Friday, October 27, 2017

Anthony Thomas Jersey Card

Yes, I am one of those: I'm boycotting the NFL this year.

Not because players are kneeling, mind you, but for the opposite reason: because NFL owners colluded to blacklist the player who started the movement, Colin Kaepernick, while signing much lesser quarterbacks to expensive long-term contracts, leaving him unemployed.

Case in point:

Brian Hoyer, San Francisco 49ers (2 years, $12M). Currently sitting on the bench.

Nick Foles, Philadelphia Eagles (2 years, $11M). Backup with injury issues.
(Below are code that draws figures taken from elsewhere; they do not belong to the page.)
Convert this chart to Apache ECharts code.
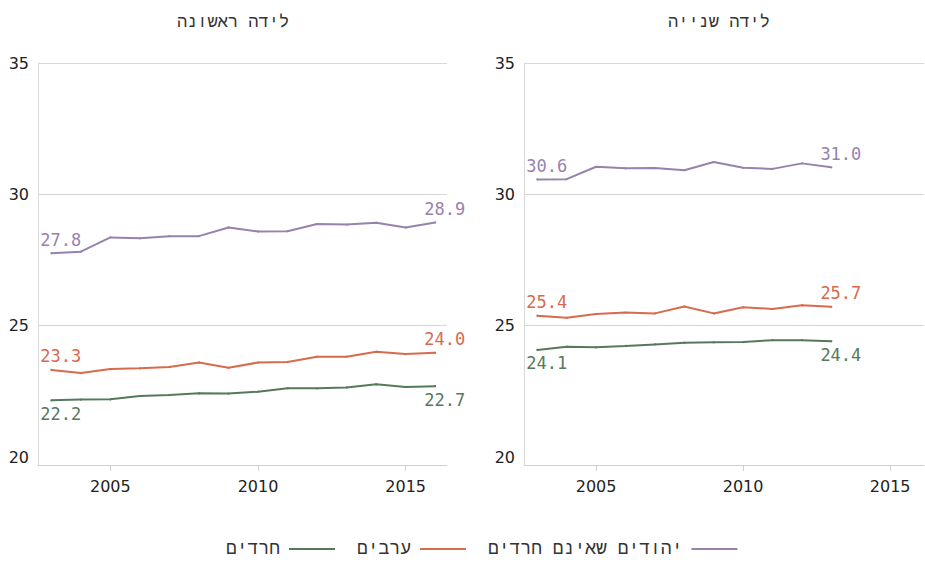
<!DOCTYPE html>
<html>
<head>
<meta charset="utf-8">
<script src="https://cdn.jsdelivr.net/npm/echarts@6/dist/echarts.min.js"></script>
<style>
  html, body { margin: 0; padding: 0; background: #fff; }
  #chart { width: 925px; height: 565px; }
</style>
</head>
<body>
<div id="chart"></div>
<script>
// שנים
const yearsFirst = [2003, 2004, 2005, 2006, 2007, 2008, 2009, 2010, 2011, 2012, 2013, 2014, 2015, 2016]
const yearsSecond = [2003, 2004, 2005, 2006, 2007, 2008, 2009, 2010, 2011, 2012, 2013]

// לידה ראשונה
const jewsFirst = [27.76, 27.82, 28.36, 28.33, 28.41, 28.41, 28.74, 28.59, 28.6, 28.87, 28.85, 28.92, 28.74, 28.93]
const arabsFirst = [23.32, 23.2, 23.35, 23.38, 23.43, 23.6, 23.4, 23.6, 23.62, 23.82, 23.82, 24.01, 23.92, 23.97]
const haredimFirst = [22.16, 22.19, 22.2, 22.33, 22.36, 22.43, 22.42, 22.49, 22.62, 22.62, 22.65, 22.77, 22.67, 22.7]

// לידה שנייה
const jewsSecond = [30.57, 30.58, 31.05, 30.99, 31.0, 30.92, 31.23, 31.01, 30.97, 31.18, 31.03]
const arabsSecond = [25.38, 25.3, 25.45, 25.5, 25.47, 25.73, 25.47, 25.7, 25.64, 25.78, 25.72]
const haredimSecond = [24.08, 24.2, 24.18, 24.23, 24.29, 24.35, 24.37, 24.38, 24.45, 24.45, 24.41]

const yTicks = [20, 25, 30, 35]
const xTicks = [2005, 2010, 2015]

const names = ['יהודים שאינם חרדים', 'ערבים', 'חרדים']
const colors = ['#9782ad', '#d86a4e', '#557a5b']

function pairs(years, vals) {
  return years.map((y, i) => [y, vals[i]])
}

// סדרה עם תווית בנקודה הראשונה והאחרונה בלבד
function makeSeries(idx, years, vals, grid, below) {
  const last = vals.length - 1
  return {
    name: names[idx],
    type: 'line',
    xAxisIndex: grid,
    yAxisIndex: grid,
    data: pairs(years, vals),
    symbol: 'circle',
    symbolSize: 2,
    showAllSymbol: true,
    lineStyle: { color: colors[idx], width: 2 },
    itemStyle: { color: colors[idx] },
    label: {
      show: true,
      position: below ? 'bottom' : 'top',
      distance: 4,
      padding: [0, 0, 0, 19],
      color: colors[idx],
      fontFamily: 'DejaVu Sans Mono',
      fontSize: 17,
      formatter: p => (p.dataIndex === 0 || p.dataIndex === last) ? p.value[1].toFixed(1) : ''
    },
    labelLayout: { hideOverlap: false },
    emphasis: { disabled: true }
  }
}

function xAxisOf(grid, max) {
  return {
    type: 'value',
    gridIndex: grid,
    min: 2002.55,
    max: max,
    axisLine: { show: true, lineStyle: { color: '#d0d0d0' } },
    axisTick: { show: true, length: 6, lineStyle: { color: '#d0d0d0' }, customValues: xTicks },
    axisLabel: {
      color: '#222', fontSize: 16, fontFamily: 'DejaVu Sans', margin: 13,
      customValues: xTicks,
      formatter: v => String(v)
    },
    splitLine: { show: false }
  }
}

function yAxisOf(grid) {
  return {
    type: 'value',
    gridIndex: grid,
    min: 19.7,
    max: 35,
    axisLine: { show: true, lineStyle: { color: '#d8d8d8' } },
    axisTick: { show: false, customValues: [25, 30, 35] },
    axisLabel: { color: '#222', fontSize: 16, fontFamily: 'DejaVu Sans', margin: 9, customValues: yTicks },
    splitLine: { show: true, lineStyle: { color: '#d8d8d8' } }
  }
}

let HChart = echarts.init(document.getElementById('chart'), null, { renderer: 'svg' })

let option = {
  animation: false,
  title: [
    {
      text: 'לידה ראשונה',
      left: 228, top: 9, textAlign: 'center',
      textStyle: { fontSize: 17, fontWeight: 'normal', color: '#333', fontFamily: 'Liberation Mono' }
    },
    {
      text: 'לידה שנייה',
      left: 714, top: 9, textAlign: 'center',
      textStyle: { fontSize: 17, fontWeight: 'normal', color: '#333', fontFamily: 'Liberation Mono' }
    }
  ],
  legend: {
    data: ['חרדים', 'ערבים', 'יהודים שאינם חרדים'],
    bottom: 2,
    left: 221,
    align: 'right',
    icon: 'rect',
    itemWidth: 46,
    itemHeight: 2,
    itemGap: 22,
    textStyle: { fontSize: 18, color: '#333', fontFamily: 'Liberation Mono', padding: [0, 4, 0, 0] }
  },
  grid: [
    { left: 38, right: 478, top: 63, bottom: 100 },
    { left: 524, right: 1, top: 63, bottom: 100 }
  ],
  xAxis: [xAxisOf(0, 2016.4), xAxisOf(1, 2016.15)],
  yAxis: [yAxisOf(0), yAxisOf(1)],
  series: [
    makeSeries(0, yearsFirst, jewsFirst, 0, false),
    makeSeries(1, yearsFirst, arabsFirst, 0, false),
    makeSeries(2, yearsFirst, haredimFirst, 0, true),
    makeSeries(0, yearsSecond, jewsSecond, 1, false),
    makeSeries(1, yearsSecond, arabsSecond, 1, false),
    makeSeries(2, yearsSecond, haredimSecond, 1, true)
  ]
}

HChart.setOption(option)
window.addEventListener('resize', () => {
  HChart.resize()
})
</script>
</body>
</html>
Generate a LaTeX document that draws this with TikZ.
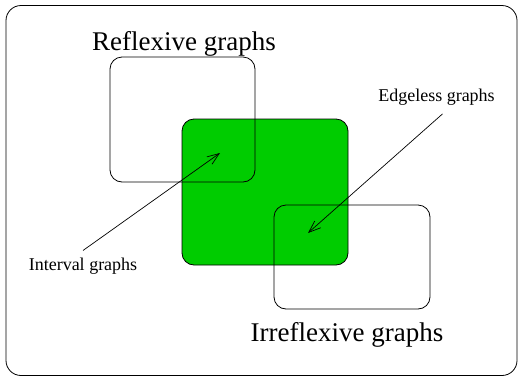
\documentclass[tikz,border=0pt]{standalone}
\usepackage{fontspec}
\setmainfont{Liberation Serif}
\usetikzlibrary{arrows.meta}
\definecolor{venngreen}{RGB}{0,204,0}
\begin{document}
\begin{tikzpicture}[x=1pt,y=-1pt,
    box/.style={draw=black, line width=0.8pt, rounded corners=12pt, inner sep=0pt},
    biglabel/.style={font=\fontsize{27}{30}\selectfont, anchor=base},
    smalllabel/.style={font=\fontsize{18}{20}\selectfont, anchor=base},
    pointer/.style={line width=0.7pt, -{Straight Barb[length=12pt,width=9pt]}}]
      \useasboundingbox (0,0) rectangle (522,378);
      % Outer frame
      \node[box, rounded corners=15pt, minimum width=511pt, minimum height=370pt] (frame) at (261.5,190.5) {};

      % Green box first, outlines over it
      \node[box, fill=venngreen, minimum width=166pt, minimum height=146pt] (edgeless) at (265,192) {};
      \node[box, minimum width=145pt, minimum height=125pt] (reflexive) at (182.5,119.5) {};
      \node[box, minimum width=156pt, minimum height=104pt] (irreflexive) at (352,257) {};

      % Labels
      \node[biglabel] (reflexivelabel) at (184,50.5) {Reflexive graphs};
      \node[biglabel] (irreflexivelabel) at (347,341.5) {Irreflexive graphs};
      \node[smalllabel] (edgelesslabel) at (436.5,101.5) {Edgeless graphs};
      \node[smalllabel] (intervallabel) at (83,270.5) {Interval graphs};

      % Arrow tips
      \coordinate (intervaltip) at (220,153);
      \coordinate (edgelesstip) at (308,233);
      \draw[pointer] ([yshift=4pt]intervallabel.north) -- (intervaltip);
      \draw[pointer] ([xshift=6pt,yshift=-5pt]edgelesslabel.south) -- (edgelesstip);
    \end{tikzpicture}
\end{document}
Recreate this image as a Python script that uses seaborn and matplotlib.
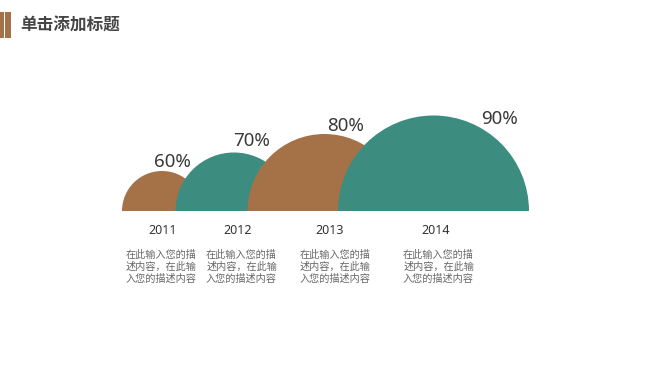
import matplotlib.pyplot as plt
import seaborn as sns
from matplotlib.patches import Wedge, Rectangle

# chart data
years = ['2011', '2012', '2013', '2014']
values = [60, 70, 80, 90]
pct_labels = ['60%', '70%', '80%', '90%']
desc = '在此输入您的描\n述内容，在此输\n入您的描述内容'
title = '单击添加标题'

sns.set_theme(style='white')
plt.rcParams['font.family'] = ['Noto Sans CJK SC', 'DejaVu Sans']
brown, teal = sns.color_palette(['#A57248', '#3C8C80'])
colors = [brown, teal, brown, teal]

fig = plt.figure(figsize=(6.68, 3.76), dpi=100)
ax = fig.add_axes([0, 0, 1, 1])
ax.set_xlim(0, 668)
ax.set_ylim(376, 0)
ax.axis('off')

# layout
base = 211             # baseline of the half circles
r_lo, r_hi = 40, 95.5  # radius for smallest / largest value
first_cx = 162
gap = 13.5             # next circle starts this far right of previous centre
label_dx = [10, 18, 21, 66]
label_dy = [9, 12, 8, -3]
year_dx = [1, 3.5, 5.5, 2]
desc_dx = [-1, 7.5, 10.5, 5]

vmin, vmax = min(values), max(values)
radii = [r_lo + (v - vmin) / (vmax - vmin) * (r_hi - r_lo) for v in values]

cx = first_cx
for i, (yr, v, r) in enumerate(zip(years, values, radii)):
    if i > 0:
        cx = prev_cx + gap + r
    ax.add_patch(Wedge((cx, base), r, 180, 360, facecolor=colors[i],
                       edgecolor='none', zorder=2 + i))
    ax.text(cx + label_dx[i], base - r - label_dy[i], pct_labels[i],
            ha='center', va='center', fontsize=13.5, color='#3a3a3a',
            family=['Noto Sans', 'DejaVu Sans'], zorder=10)
    ax.text(cx + year_dx[i], 231, yr, ha='center', va='center', fontsize=9,
            color='#333333', family=['Noto Sans', 'DejaVu Sans'])
    ax.text(cx + desc_dx[i], 250, desc, ha='center', va='top', fontsize=7.3,
            color='#666666', linespacing=1.2, multialignment='left')
    prev_cx = cx

# title bar
ax.add_patch(Rectangle((0, 12), 4, 26, facecolor=brown, edgecolor='none'))
ax.add_patch(Rectangle((5, 12), 6, 26, facecolor=brown, edgecolor='none'))
ax.text(20, 26, title, ha='left', va='center', fontsize=12,
        fontweight='bold', color='#454545')

fig.savefig('out.png', dpi=100)
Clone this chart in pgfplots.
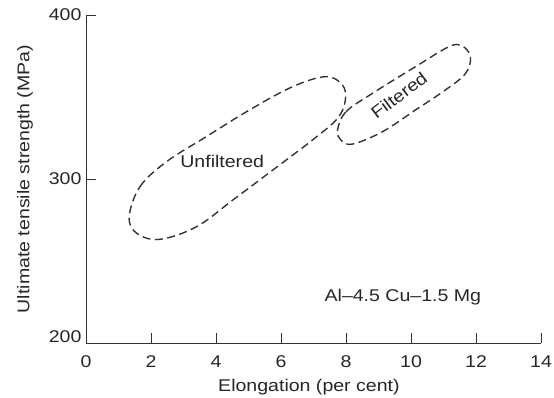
\documentclass[border=0pt]{standalone}
\usepackage{pgfplots}
\pgfplotsset{compat=1.18}
\usepackage{fontspec}
\setmainfont{Liberation Sans}[FakeStretch=1.15]
\newcommand{\fs}{\fontsize{17}{20}\selectfont}
\begin{document}
\begin{tikzpicture}
\useasboundingbox (-86pt,-55pt) rectangle (468pt,343pt);
\begin{axis}[
  at={(0,0)}, anchor=south west,
  scale only axis, width=455pt, height=328pt,
  xmin=0, xmax=14, ymin=200, ymax=400,
  axis lines=left, axis line style={-, line width=0.9pt, black!80},
  xtick={0,2,...,14}, ytick={300,400},
  extra y ticks={200},
  extra y tick style={yticklabel style={yshift=6pt}},
  tick align=inside, major tick length=10pt,
  tick style={line width=0.9pt, black!80},
  /pgf/number format/assume math mode=true,
  ticklabel style={font=\fs, text=black!85},
  xticklabel style={yshift=-9pt},
  yticklabel style={xshift=-1pt},
  label style={font=\fs, text=black!85},
  xlabel={Elongation (per cent)},
  ylabel={Ultimate tensile strength (MPa)},
  xlabel style={at={(axis description cs:0.49,-0.134)}, anchor=center},
  ylabel style={at={(axis description cs:-0.134,0.5)}, anchor=center},
  clip=false,
]
\addplot[black!80, line width=1.4pt, dash pattern=on 8pt off 4.5pt, smooth cycle, tension=0.6] coordinates {
(1.33,277.0) (1.66,295.3) (2.48,310.6) (3.70,325.8) (5.03,342.1) (6.36,356.3)
(7.38,362.4) (7.89,357.3) (7.98,348.2) (7.74,337.0) (6.97,323.8) (5.75,305.5)
(4.52,287.2) (3.40,270.9) (2.27,263.2) (1.56,266.9)
};
\addplot[black!80, line width=1.4pt, dash pattern=on 8pt off 4.5pt, smooth cycle, tension=0.6] coordinates {
(7.74,329.9) (8.00,341.0) (8.82,352.3) (10.14,368.5) (11.17,380.7) (11.57,381.1)
(11.83,374.6) (11.68,364.4) (11.06,354.3) (10.14,342.1) (9.12,328.8) (8.20,321.3)
(7.84,323.8)
};
\node[font=\fs, text=black!85] at (axis cs:4.19,310.5) {Unfiltered};
\node[font=\fs, text=black!85, rotate=37] at (axis cs:9.63,351) {Filtered};
\node[font=\fs, text=black!85] at (axis cs:9.75,228) {Al--4.5 Cu--1.5 Mg};
\end{axis}
\end{tikzpicture}
\end{document}
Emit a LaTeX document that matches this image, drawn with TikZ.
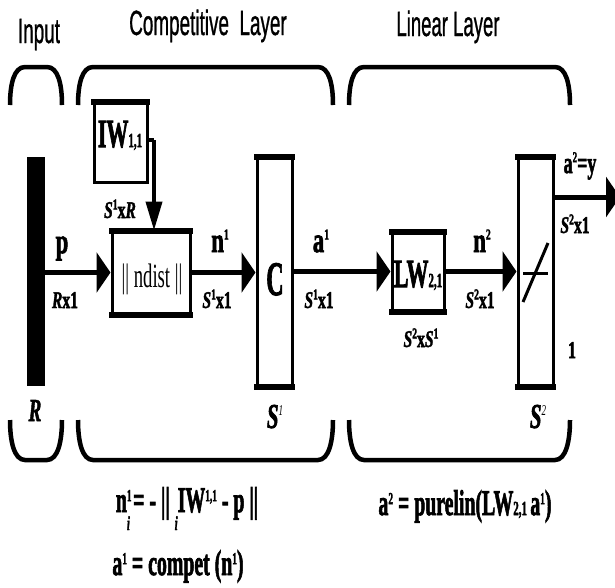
\documentclass[tikz,border=0pt]{standalone}
\usepackage{fontspec}
\setmainfont{Liberation Serif}[BoldFeatures={FakeBold=2.5},BoldItalicFeatures={FakeBold=2}]
\newfontfamily\titlefont{Liberation Sans}[FakeBold=1.2]
\usetikzlibrary{arrows.meta}
\newcommand\sx[2]{\scalebox{#1}[1]{#2}}
\newcommand\fs[1]{\fontsize{#1}{#1}\selectfont}
\newcommand\upr[1]{\raisebox{0.36em}{\fs{15}#1}}
\newcommand\eup[1]{\raisebox{0.3em}{\fs{17}#1}}
\newcommand\smal[1]{{\fs{20}#1}}
\tikzset{
  lbl/.style={inner sep=0pt, anchor=base, font=\bfseries\fs{35}},
  dim/.style={inner sep=0pt, anchor=base, font=\bfseries\fs{24}},
  big/.style={inner sep=0pt, anchor=base, font=\bfseries\fs{40}},
  eq/.style={inner sep=0pt, anchor=base, font=\bfseries\fs{36}},
  ttl/.style={inner sep=0pt, anchor=base, font=\titlefont\fs{35}},
  sz/.style={inner sep=0pt, anchor=base, font=\itshape\fs{35}},
  blk/.style={draw, line width=3pt, inner sep=0pt},
  thk/.style={line width=6pt},
  conn/.style={line width=5pt, -{Triangle[length=14pt,width=40pt]}},
  vconn/.style={line width=4pt, -{Triangle[length=29pt,width=16pt]}},
  brc/.style={line width=4.5pt},
}
\begin{document}
\begin{tikzpicture}[x=1pt,y=-1pt]
\useasboundingbox (0,0) rectangle (615,587);
\clip (0,0) rectangle (615,587);
% titles
\node[ttl] (tin) at (39,43) {\sx{0.54}{Input}};
\node[ttl] (tcomp) at (208,35) {\sx{0.54}{Competitive\ \ Layer}};
\node[ttl] (tlin) at (448,36) {\sx{0.53}{Linear Layer}};
% braces top
\draw[brc] (10,105) .. controls (10,84) and (14,67) .. (25,67) -- (47,67) .. controls (58,67) and (62,84) .. (62,105);
\draw[brc] (78,105) .. controls (78,84) and (82,67) .. (93,67) -- (318,67) .. controls (329,67) and (333,84) .. (333,105);
\draw[brc] (349,105) .. controls (349,84) and (353,67) .. (364,67) -- (555,67) .. controls (566,67) and (570,84) .. (570,105);
% braces bottom
\draw[brc] (10,420) .. controls (10,441) and (14,460) .. (25,460) -- (47,460) .. controls (58,460) and (62,441) .. (62,420);
\draw[brc] (78,420) .. controls (78,441) and (82,460) .. (93,460) -- (318,460) .. controls (329,460) and (333,441) .. (333,420);
\draw[brc] (349,420) .. controls (349,441) and (353,460) .. (364,460) -- (555,460) .. controls (566,460) and (570,441) .. (570,420);
% input bar
\node[fill=black, inner sep=0pt, minimum width=18pt, minimum height=229pt] (bar) at (36,271.5) {};
\node[sz, font=\itshape\fs{32}] (rl) at (35,421) {\sx{0.6}{\textbf{R}}};
% boxes
\node[blk, minimum width=53pt, minimum height=79pt] (iw) at (120.5,142.5) {};
\node[blk, minimum width=78pt, minimum height=81pt] (nd) at (151,272.5) {};
\node[blk, minimum width=35pt, minimum height=227pt] (c) at (274.5,271.5) {};
\node[blk, minimum width=52pt, minimum height=77pt] (lw) at (418,271.5) {};
\node[blk, minimum width=35pt, minimum height=227pt] (tf) at (535.5,271.5) {};
\foreach \b in {iw,nd,c,lw,tf}{
  \draw[thk] ([xshift=-1.5pt]\b.north west) -- ([xshift=1.5pt]\b.north east);
}
\foreach \b in {nd,c,lw,tf}{
  \draw[thk] ([xshift=-1.5pt]\b.south west) -- ([xshift=1.5pt]\b.south east);
}
% box texts
\node[big] (iwl) at (120,147) {\sx{0.55}{IW\smal{1,1}}};
\node[inner sep=0pt, anchor=base, font=\fs{34}] (ndl) at (152,287) {\sx{0.55}{|| ndist ||}};
\node[big, font=\bfseries\fs{48}] (cl) at (275,295) {\sx{0.5}{C}};
\node[big] (lwl) at (418,287) {\sx{0.55}{LW\smal{2,1}}};
% transfer symbol
\draw[line width=3pt] (523,273) -- (548,273);
\draw[line width=3pt] (523,302) -- (548,243);
% connectors
\coordinate (iwk) at (154,140);
\draw[line width=4pt] (iw.east |- iwk) -- (iwk);
\draw[vconn] (iwk) -- (iwk |- nd.north);
\draw[conn] (bar.east |- nd.west) -- (nd.west);
\draw[conn] (nd.east) -- (nd.east -| c.west);
\draw[conn] (c.east |- lw.west) -- (lw.west);
\draw[conn] (lw.east) -- (lw.east -| tf.west);
\coordinate (out) at (620,197);
\draw[conn] (tf.east |- out) -- (out);
% labels
\node[lbl] (pl) at (62,253) {\sx{0.65}{p}};
\node[dim] (pd) at (65,308) {\sx{0.65}{\textit{R}x1}};
\node[dim] (iwd) at (120,218) {\sx{0.65}{\textit{S}\upr{1}x\textit{R}}};
\node[lbl] (n1l) at (220,252) {\sx{0.65}{n\upr{1}}};
\node[dim] (n1d) at (217,308) {\sx{0.65}{\textit{S}\upr{1}x1}};
\node[lbl] (a1l) at (321,252) {\sx{0.65}{a\upr{1}}};
\node[dim] (a1d) at (319,308) {\sx{0.65}{\textit{S}\upr{1}x1}};
\node[dim] (lwd) at (421,347) {\sx{0.65}{\textit{S}\upr{2}x\textit{S}\upr{1}}};
\node[lbl] (n2l) at (482,252) {\sx{0.65}{n\upr{2}}};
\node[dim] (n2d) at (480,308) {\sx{0.65}{\textit{S}\upr{2}x1}};
\node[lbl, font=\bfseries\fs{30}] (a2l) at (580,173) {\sx{0.6}{a\upr{2}=y}};
\node[dim] (a2d) at (575,233) {\sx{0.65}{\textit{S}\upr{2}x1}};
\node[dim] (one) at (572,358) {\sx{0.65}{1}};
\node[sz] (s1) at (275,428) {\sx{0.6}{\textbf{S}\upr{1}}};
\node[sz] (s2) at (538,428) {\sx{0.6}{\textbf{S}\upr{2}}};
% equations
\node[eq] (eq1) at (187,512) {\sx{0.55}{n\rlap{\eup{1}}\raisebox{-0.5em}{\smal{\textit{i}}}\,= - || \raisebox{-0.5em}{\smal{\textit{i}}}IW\eup{1,1} - p ||}};
\node[eq] (eq2) at (178,575) {\sx{0.55}{a\eup{1} = compet (n\eup{1})}};
\node[eq] (eq3) at (465,515) {\sx{0.55}{a\eup{2} = purelin(LW\smal{2,1}\,a\eup{1})}};
\end{tikzpicture}
\end{document}
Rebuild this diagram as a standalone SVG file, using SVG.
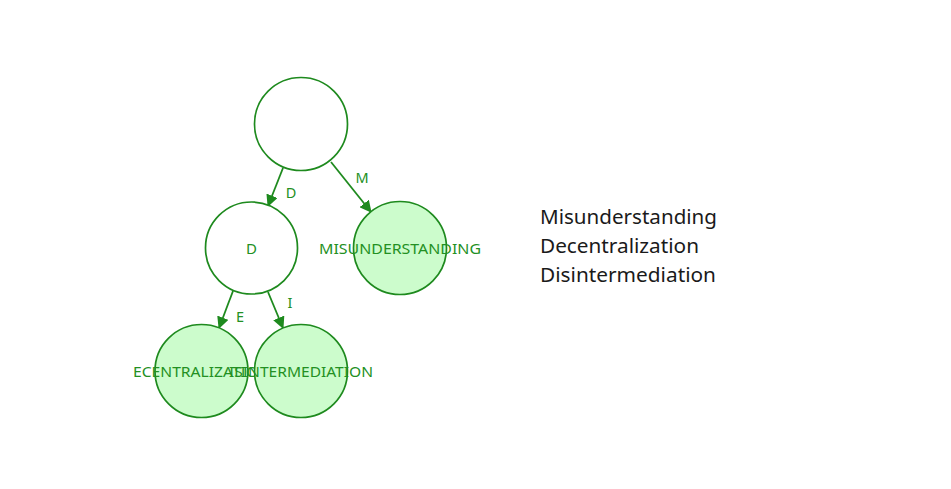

Josh McCown, New York Jets (one-year, $6M). Too good for a bad team, and tends to make costly mistakes.

Landry Jones, Pittsburgh Steelers (2 years, $4.4M). One of the better backups in the league.

Matt Barkley, 49ers (2 years, $4M). Didn't even make the team after training camp.

Mark Sanchez, Chicago Bears (one year, $2M). Third-string QB.

Geno Smith, New York Giants (one year, $1.2M). I can't believe this guy can still find work, he still believes he can start games.

Josh Johnson, Giants (two years, $1.02M). Failed to make the team.

E.J. Manuel, Oakland Raiders (one year, $800K). Interim starter after Derek Carr's injury.

Kellen Moore, Dallas Cowboys (one year, $775K). Now on practice squad.

Aaron Murray, Los Angeles Rams (one year, $615K). Released in the summer.

Chase Daniels, New Orleans Saints (one year, $900K paid by Saints, $4.1M paid by Eagles). Backup.

Case Keenum, Minnesota Vikings (one year, $2M, plus incentives). Getting the job done.

David Fales, Miami Dolphins. Apparently, a 27-year-old guy with two career complete passes is better than Kaepernick when your two starters (Ryan Tannehill and Jay Cutler) go down.

T.J. Yates, Buffalo Bills (one year). With too many QBs at the Bills' training camp, he became one of four when he was placed on injured reserve following a concussion. He reached a settlement with the team and has been released.

Matt McGloin, Eagles (one year). Failed to make the team.

Blaine Gabbert, Arizona Cardinals. Doing well.

Ryan Fitzpatrick, Tampa Bay Buccaneers (one year, $3M). Consistently inconsistent.

Austin Davis, Seattle Seahawks (one year, league minimum). A terrible quarterback.

And, of course, Mike Glendon, of Da Bears (3 years, $45M). Jesus.

That's not the worst decision the Bears ever took, though, but that's a story for another day. Today, I'll focus on a player who was fine with the team, terrible elsewhere, and could/should have been exceptional, Anthony Thomas.

Thomas was given the nickname "A-Train" when playing for the University of Michigan Wolverines, by sportscaster Brent Musburger, making his name as one of 1997's Big Ten Top Freshmen on an undefeated Wolverines team.

He followed that by leading the team in rushing for three consecutive years with 893 yards in 1998, 1297 yards in 1999, and 1733 yards in 2000, the latter of which remains the second-highest single-season total in Michigan history. That year, he had nine games in which he rushed for over 100 yards. His 4772 career rushing years set a school record (which has since been surpassed by Mike Hart).

He was therefore perhaps a steal when the Bears selected him in the second round (38th overall) in 2001, an impression he added to when he won the Offensive Rookie Of The Year award helping Chicago to an NFC Central championship.

He had two more decent seasons (721 rushing yards in 2002 and 1,024 rushing yards in 2003) before being surpassed by Thomas Jones, then made his way to the Cowboys, Saints and Bills, never truly finding a home or a role worthy of his past. Not everyone was a fan, though, even of his days in Chicago.

It's therefore fitting that I feature him wearing the Bears' classic black (home) uniform, with the jersey insert version of card #110 from Topps' 2001 Bowman's Best set:
It's a nice foil card that includes a matching jersey swatch from the NFL Rookie Premier event. It,s numbered 789/999.